# Source material
+ + + + + + +
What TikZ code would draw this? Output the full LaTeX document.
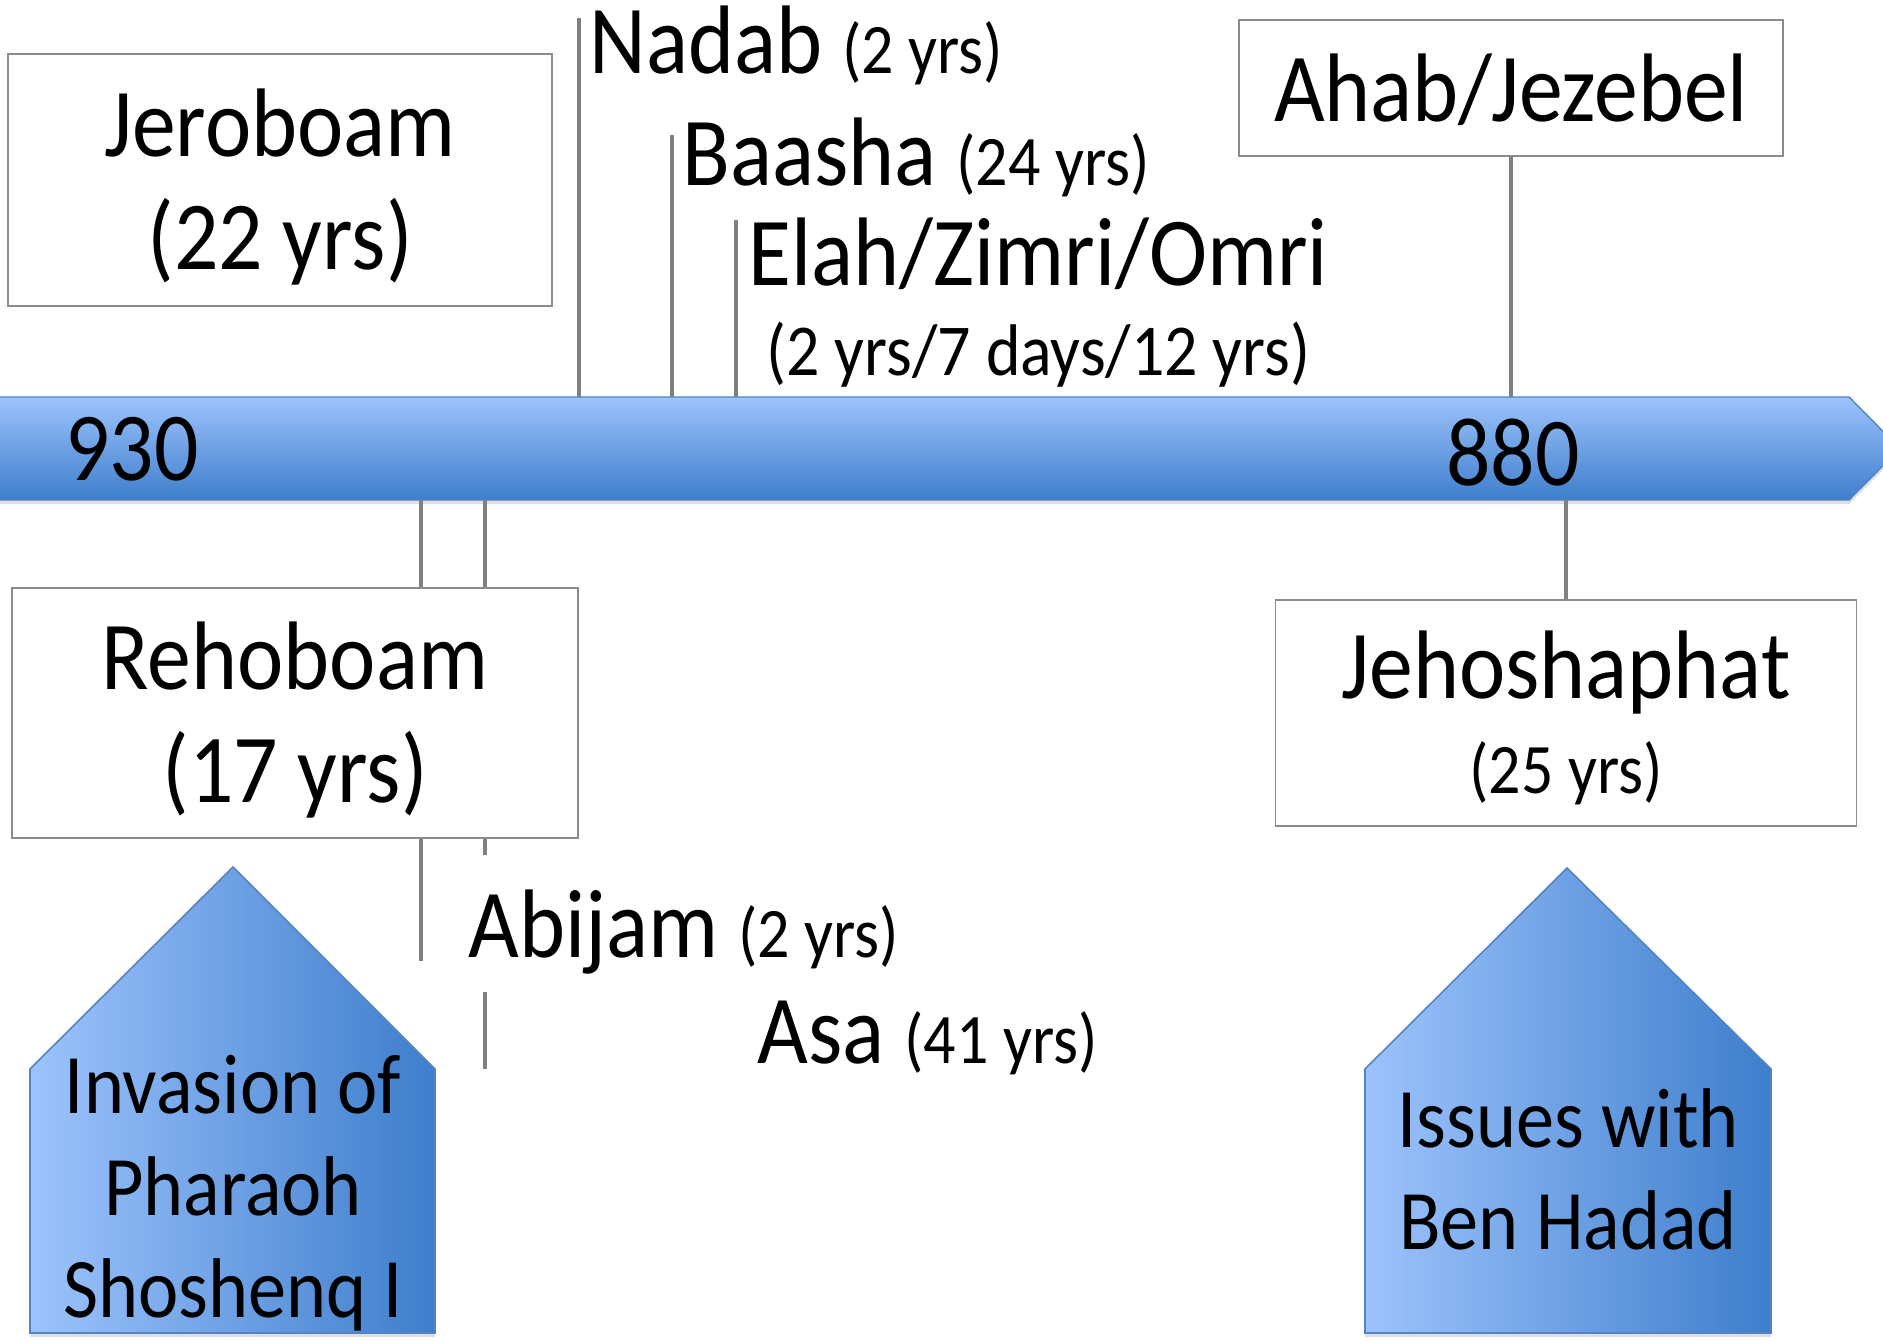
+ + + + + + +
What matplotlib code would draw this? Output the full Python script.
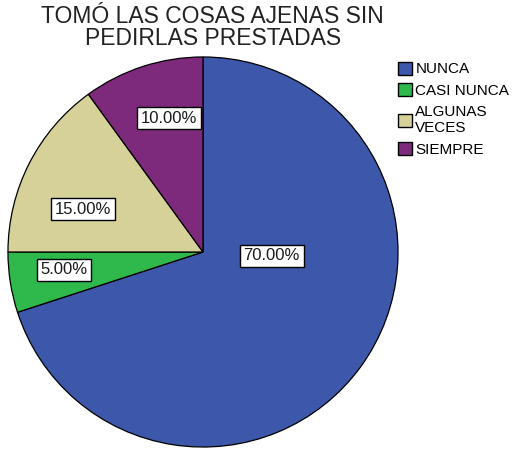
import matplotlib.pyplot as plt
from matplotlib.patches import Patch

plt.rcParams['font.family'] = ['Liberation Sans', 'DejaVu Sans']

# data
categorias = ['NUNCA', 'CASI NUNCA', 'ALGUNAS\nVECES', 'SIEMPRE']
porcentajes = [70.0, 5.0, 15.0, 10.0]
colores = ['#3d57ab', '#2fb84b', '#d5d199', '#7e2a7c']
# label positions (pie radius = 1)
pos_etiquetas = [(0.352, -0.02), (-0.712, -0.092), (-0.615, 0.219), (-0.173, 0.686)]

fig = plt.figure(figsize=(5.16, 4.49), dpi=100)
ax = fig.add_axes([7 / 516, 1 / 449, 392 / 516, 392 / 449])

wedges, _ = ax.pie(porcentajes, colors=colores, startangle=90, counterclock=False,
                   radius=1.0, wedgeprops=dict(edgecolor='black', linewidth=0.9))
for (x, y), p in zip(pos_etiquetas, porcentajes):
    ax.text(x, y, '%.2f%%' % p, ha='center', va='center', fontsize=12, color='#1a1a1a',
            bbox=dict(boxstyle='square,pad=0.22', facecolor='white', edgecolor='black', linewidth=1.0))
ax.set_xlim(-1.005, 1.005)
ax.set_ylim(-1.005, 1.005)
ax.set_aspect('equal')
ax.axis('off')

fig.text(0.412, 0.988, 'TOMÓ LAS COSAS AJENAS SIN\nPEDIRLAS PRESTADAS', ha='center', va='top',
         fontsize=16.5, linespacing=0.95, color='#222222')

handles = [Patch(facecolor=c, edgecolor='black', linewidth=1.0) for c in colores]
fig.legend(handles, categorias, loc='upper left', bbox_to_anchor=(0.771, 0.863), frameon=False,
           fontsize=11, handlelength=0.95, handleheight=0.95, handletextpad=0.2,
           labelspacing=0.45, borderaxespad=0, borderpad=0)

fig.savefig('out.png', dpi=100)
+ + + + + + +
# What is being asked
Your first line is the one with "What matplotlib code", and your last is the one with "plt.rcParams['font.family'] = ['Liberation". Copy those and every line between them exactly, without any pictures.

# Reply
What matplotlib code would draw this? Output the full Python script.
import matplotlib.pyplot as plt
from matplotlib.patches import Patch

plt.rcParams['font.family'] = ['Liberation Sans', 'DejaVu Sans']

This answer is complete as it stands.